Osteoporosis prediction using lumbar CT Hounsfield units: comparative performance and clinical implications of seven machine learning models.
Authors
Affiliations (2)
Affiliations (2)
- Department of Orthopaedic Surgery, Tokai University School of Medicine, Isehara, Kanagawa, Japan. [email protected].
- Department of Orthopaedic Surgery, Tokai University School of Medicine, Isehara, Kanagawa, Japan.
Abstract
This study aimed to evaluate the utility of L1-L4 average Hounsfield Unit (HU) values from lumbar spine computed tomography (CT) in predicting osteoporosis using multiple machine learning (ML) models. We retrospectively analyzed 172 patients (≥ 50 years) who underwent lumbar spine surgery and received preoperative CT and dual-energy X-ray absorptiometry (DXA) within 3 months. Osteoporosis was defined as a T-score < - 2.5 at either the lumbar spine or femoral neck. The L1-L4 average HU value was used as the sole input variable to develop seven supervised ML models. Model performance was compared using accuracy, precision, recall, F1 score, and area under the receiver operating characteristic curve (AUC), and HU-based thresholds for osteoporosis screening were explored. Of 172 patients, 59 (34.3%) were classified as having osteoporosis. The osteoporosis group showed significantly lower L1-L4 HU values than the non-osteoporosis group (105.1 ± 47.5 vs. 140.1 ± 61.3, p < 0.01).
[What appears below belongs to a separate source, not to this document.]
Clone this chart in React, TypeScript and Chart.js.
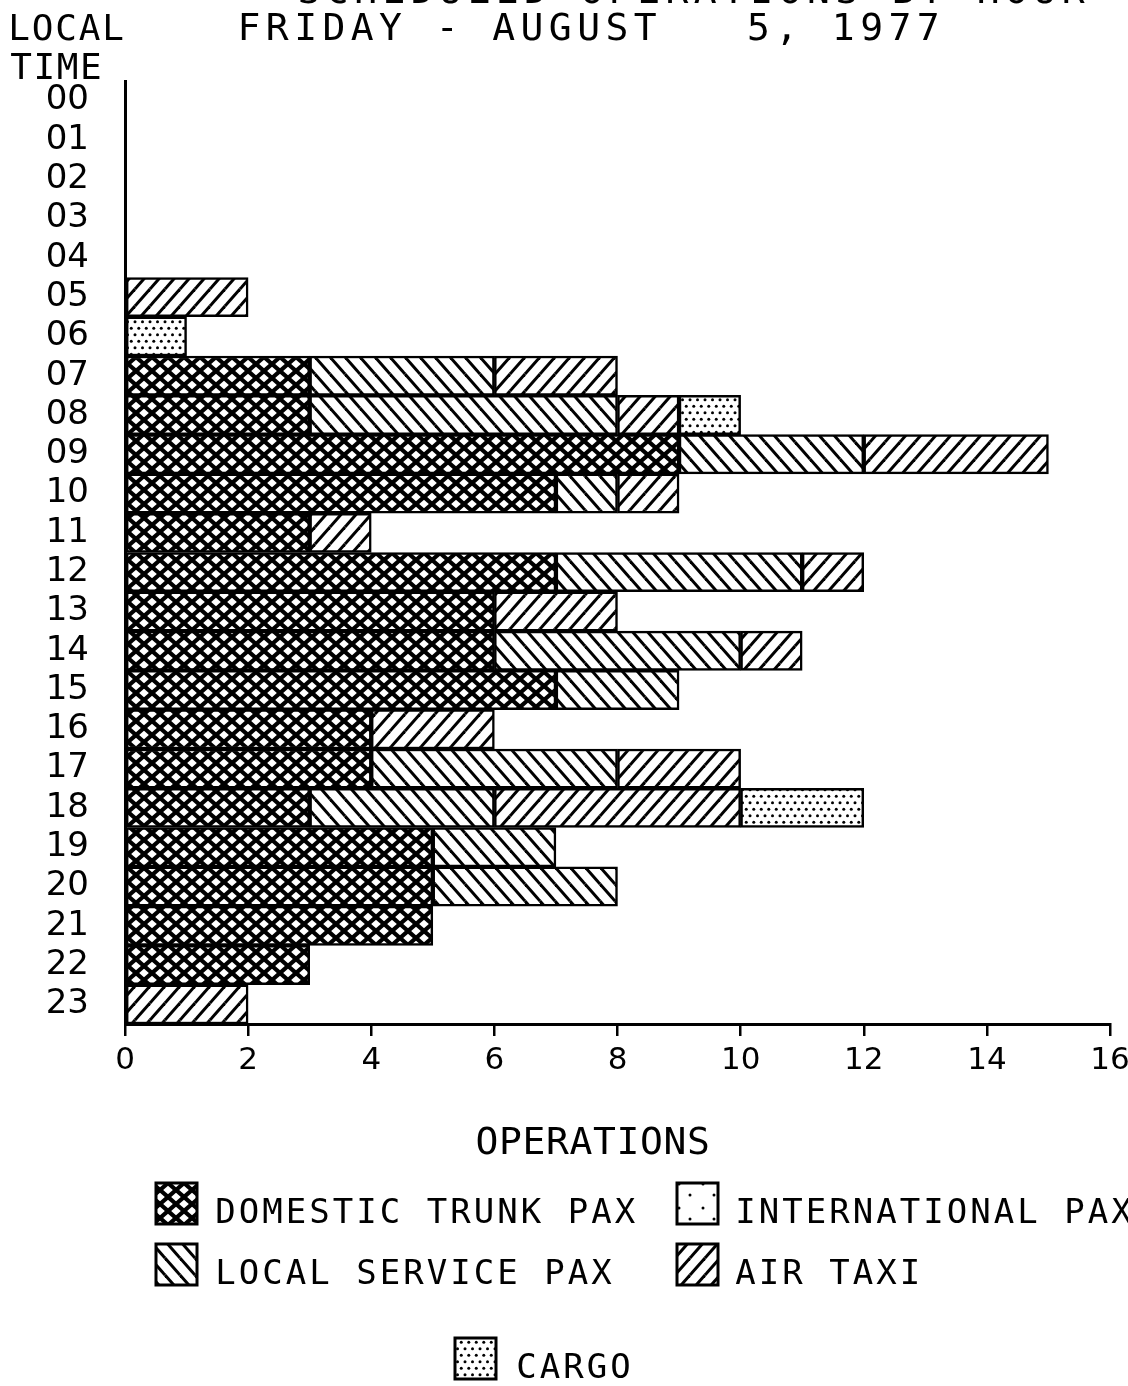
import React, { useEffect, useRef } from 'react';
import { Chart, registerables } from 'chart.js';

Chart.register(...registerables);

// ---------------- data ----------------
const HOURS = ['00', '01', '02', '03', '04', '05', '06', '07', '08', '09', '10', '11',
  '12', '13', '14', '15', '16', '17', '18', '19', '20', '21', '22', '23'];

const DOMESTIC_TRUNK_PAX = [0, 0, 0, 0, 0, 0, 0, 3, 3, 9, 7, 3, 7, 6, 6, 7, 4, 4, 3, 5, 5, 5, 3, 0];
const LOCAL_SERVICE_PAX = [0, 0, 0, 0, 0, 0, 0, 3, 5, 3, 1, 0, 4, 0, 4, 2, 0, 4, 3, 2, 3, 0, 0, 0];
const AIR_TAXI = [0, 0, 0, 0, 0, 2, 0, 2, 1, 3, 1, 1, 1, 2, 1, 0, 2, 2, 4, 0, 0, 0, 0, 2];
const INTERNATIONAL_PAX = [0, 0, 0, 0, 0, 0, 0, 0, 0, 0, 0, 0, 0, 0, 0, 0, 0, 0, 0, 0, 0, 0, 0, 0];
const CARGO = [0, 0, 0, 0, 0, 0, 1, 0, 1, 0, 0, 0, 0, 0, 0, 0, 0, 0, 2, 0, 0, 0, 0, 0];

const X_MIN = 0;
const X_MAX = 16;
const X_STEP = 2;

const TITLE_TOP = 'SCHEDULED OPERATIONS BY HOUR';
const TITLE = 'FRIDAY - AUGUST   5, 1977';
const Y_TITLE_1 = 'LOCAL';
const Y_TITLE_2 = 'TIME';
const X_TITLE = 'OPERATIONS';

const LBL_DOMESTIC = 'DOMESTIC TRUNK PAX';
const LBL_INTERNATIONAL = 'INTERNATIONAL PAX';
const LBL_LOCAL = 'LOCAL SERVICE PAX';
const LBL_AIR_TAXI = 'AIR TAXI';
const LBL_CARGO = 'CARGO';

// ---------------- styling helpers ----------------
const TICK_FONT = '"DejaVu Sans", sans-serif';
const TEXT_FONT = '"DejaVu Sans Mono", "Liberation Mono", monospace';

function makeTile(w: number, h: number, draw: (g: CanvasRenderingContext2D) => void): HTMLCanvasElement {
  const c = document.createElement('canvas');
  c.width = w;
  c.height = h;
  const g = c.getContext('2d') as CanvasRenderingContext2D;
  g.fillStyle = '#ffffff';
  g.fillRect(0, 0, w, h);
  g.strokeStyle = '#000000';
  g.fillStyle = '#000000';
  draw(g);
  return c;
}

function diagonals(g: CanvasRenderingContext2D, w: number, h: number, dir: number, lw: number) {
  g.lineWidth = lw;
  g.lineCap = 'butt';
  for (const ox of [-w, 0, w]) {
    for (const oy of [-h, 0, h]) {
      g.beginPath();
      if (dir > 0) {
        g.moveTo(ox, oy);
        g.lineTo(ox + w, oy + h);
      } else {
        g.moveTo(ox, oy + h);
        g.lineTo(ox + w, oy);
      }
      g.stroke();
    }
  }
}

function dots(g: CanvasRenderingContext2D, pts: number[][], r: number) {
  for (const [x, y] of pts) {
    g.beginPath();
    g.arc(x, y, r, 0, Math.PI * 2);
    g.fill();
  }
}

function makePatterns(ctx: CanvasRenderingContext2D) {
  const cross = makeTile(16, 14, (g) => {
    diagonals(g, 16, 14, 1, 4.2);
    diagonals(g, 16, 14, -1, 4.2);
  });
  const back = makeTile(15, 17, (g) => diagonals(g, 15, 17, 1, 3));
  const fwd = makeTile(15, 17, (g) => diagonals(g, 15, 17, -1, 3));
  const dense = makeTile(15, 13, (g) =>
    dots(g, [[3.75, 3.25], [11.25, 3.25], [0, 9.75], [7.5, 9.75], [15, 9.75]], 1.5));
  const sparse = makeTile(24, 24, (g) => dots(g, [[7, 8], [18, 19]], 1.5));
  return {
    domestic: ctx.createPattern(cross, 'repeat') as CanvasPattern,
    local: ctx.createPattern(back, 'repeat') as CanvasPattern,
    airTaxi: ctx.createPattern(fwd, 'repeat') as CanvasPattern,
    cargo: ctx.createPattern(dense, 'repeat') as CanvasPattern,
    international: ctx.createPattern(sparse, 'repeat') as CanvasPattern,
  };
}

// draw text with a fixed character pitch (plotter style)
function drawPitched(ctx: CanvasRenderingContext2D, text: string, left: number, baseline: number,
  size: number, pitch: number, glyphW: number) {
  ctx.save();
  ctx.font = `${size}px ${TEXT_FONT}`;
  ctx.fillStyle = '#000000';
  ctx.textAlign = 'center';
  ctx.textBaseline = 'alphabetic';
  for (let i = 0; i < text.length; i++) {
    const ch = text[i];
    if (ch !== ' ') ctx.fillText(ch, left + i * pitch + glyphW / 2, baseline);
  }
  ctx.restore();
}

function swatch(ctx: CanvasRenderingContext2D, fill: CanvasPattern, x: number, y: number, w: number, h: number) {
  ctx.save();
  ctx.fillStyle = fill;
  ctx.fillRect(x, y, w, h);
  ctx.strokeStyle = '#000000';
  ctx.lineWidth = 3;
  ctx.strokeRect(x, y, w, h);
  ctx.restore();
}

export default function App() {
  const canvasRef = useRef<HTMLCanvasElement | null>(null);

  useEffect(() => {
    const canvas = canvasRef.current;
    if (!canvas) return;
    const ctx = canvas.getContext('2d') as CanvasRenderingContext2D;
    const pats = makePatterns(ctx);

    const ds = (label: string, values: number[], fill: CanvasPattern) => ({
      label,
      data: values.map((v) => (v === 0 ? null : v)),
      backgroundColor: fill,
      borderColor: '#000000',
      borderWidth: 2.5,
      borderSkipped: false,
      barPercentage: 1,
      categoryPercentage: 1,
      stack: 'ops',
    });

    const textPlugin = {
      id: 'plotterText',
      beforeDraw(chart: any) {
        const c = chart.ctx as CanvasRenderingContext2D;
        c.save();
        c.fillStyle = '#ffffff';
        c.fillRect(0, 0, chart.width, chart.height);
        c.restore();
      },
      afterDraw(chart: any) {
        const c = chart.ctx as CanvasRenderingContext2D;
        // titles
        drawPitched(c, TITLE_TOP, 300, 3, 38, 28.3, 18);
        drawPitched(c, TITLE, 240, 40, 38, 28.3, 18);
        drawPitched(c, Y_TITLE_1, 10, 40, 36, 23.5, 18);
        drawPitched(c, Y_TITLE_2, 12, 79, 36, 23.3, 18);
        drawPitched(c, X_TITLE, 478, 1154, 38, 23.5, 18);
        // legend
        const items: [CanvasPattern, string, number, number, number][] = [
          [pats.domestic, LBL_DOMESTIC, 156, 217, 1223],
          [pats.international, LBL_INTERNATIONAL, 677, 737, 1223],
          [pats.local, LBL_LOCAL, 156, 217, 1284],
          [pats.airTaxi, LBL_AIR_TAXI, 677, 737, 1284],
          [pats.cargo, LBL_CARGO, 455, 518, 1378],
        ];
        for (const [fill, label, sx, tx, base] of items) {
          swatch(c, fill, sx, base - 40, 41, 41);
          drawPitched(c, label, tx, base, 34, 23.5, 17);
        }
      },
    };

    const chart = new Chart(ctx, {
      type: 'bar',
      data: {
        labels: HOURS,
        datasets: [
          ds(LBL_DOMESTIC, DOMESTIC_TRUNK_PAX, pats.domestic),
          ds(LBL_LOCAL, LOCAL_SERVICE_PAX, pats.local),
          ds(LBL_AIR_TAXI, AIR_TAXI, pats.airTaxi),
          ds(LBL_INTERNATIONAL, INTERNATIONAL_PAX, pats.international),
          ds(LBL_CARGO, CARGO, pats.cargo),
        ] as any,
      },
      options: {
        indexAxis: 'y',
        responsive: false,
        animation: false,
        devicePixelRatio: 1,
        layout: { padding: { top: 81, right: 18, bottom: 302, left: 0 } },
        plugins: {
          legend: { display: false },
          title: { display: false },
          tooltip: { enabled: false },
        },
        scales: {
          x: {
            type: 'linear',
            stacked: true,
            position: 'bottom',
            min: X_MIN,
            max: X_MAX,
            ticks: {
              stepSize: X_STEP,
              color: '#000000',
              font: { family: TICK_FONT, size: 31 },
              padding: 6,
              maxRotation: 0,
              autoSkip: false,
            },
            grid: {
              display: true,
              drawOnChartArea: false,
              drawTicks: true,
              tickLength: 12,
              color: '#000000',
              lineWidth: 2.5,
            },
            border: { display: true, color: '#000000', width: 3 },
            afterFit: (s: any) => {
              s.height = 60;
              s.paddingLeft = 0;
              s.paddingRight = 0;
            },
          },
          y: {
            type: 'category',
            stacked: true,
            ticks: {
              color: '#000000',
              font: { family: TICK_FONT, size: 34 },
              padding: 36,
              autoSkip: false,
            },
            grid: { display: true, drawOnChartArea: false, drawTicks: false },
            border: { display: true, color: '#000000', width: 3 },
            afterFit: (s: any) => {
              s.width = 125;
            },
          },
        },
      } as any,
      plugins: [textPlugin],
    });

    return () => chart.destroy();
  }, []);

  return (
    <div style={{ position: 'absolute', left: 0, top: 0, width: 1128, height: 1386, background: '#ffffff' }}>
      <canvas ref={canvasRef} width={1128} height={1386} style={{ display: 'block', width: 1128, height: 1386 }} />
    </div>
  );
}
Among the models, K-nearest neighbors (KNN) achieved the most balanced diagnostic performance (accuracy: 0.714 ± 0.048; F1 score: 0.466 ± 0.073). Logistic Regression and Naive Bayes showed the highest AUCs (0.785 ± 0.096 and 0.777 ± 0.098, respectively) but limited recall, whereas Support Vector Machine demonstrated moderate performance. Tree-based models yielded comparatively lower discriminatory ability. Optimal HU ranges for identifying high osteoporosis risk generally converged around 90-130 HU. ML models using L1-L4 HU values can aid in osteoporosis screening. KNN provided the most robust and balanced diagnostic performance, while Logistic Regression and SVM offered stable threshold-based classification. These findings support the utility of CT-based ML approaches in preoperative spinal surgery settings, particularly where DXA is unavailable or limited.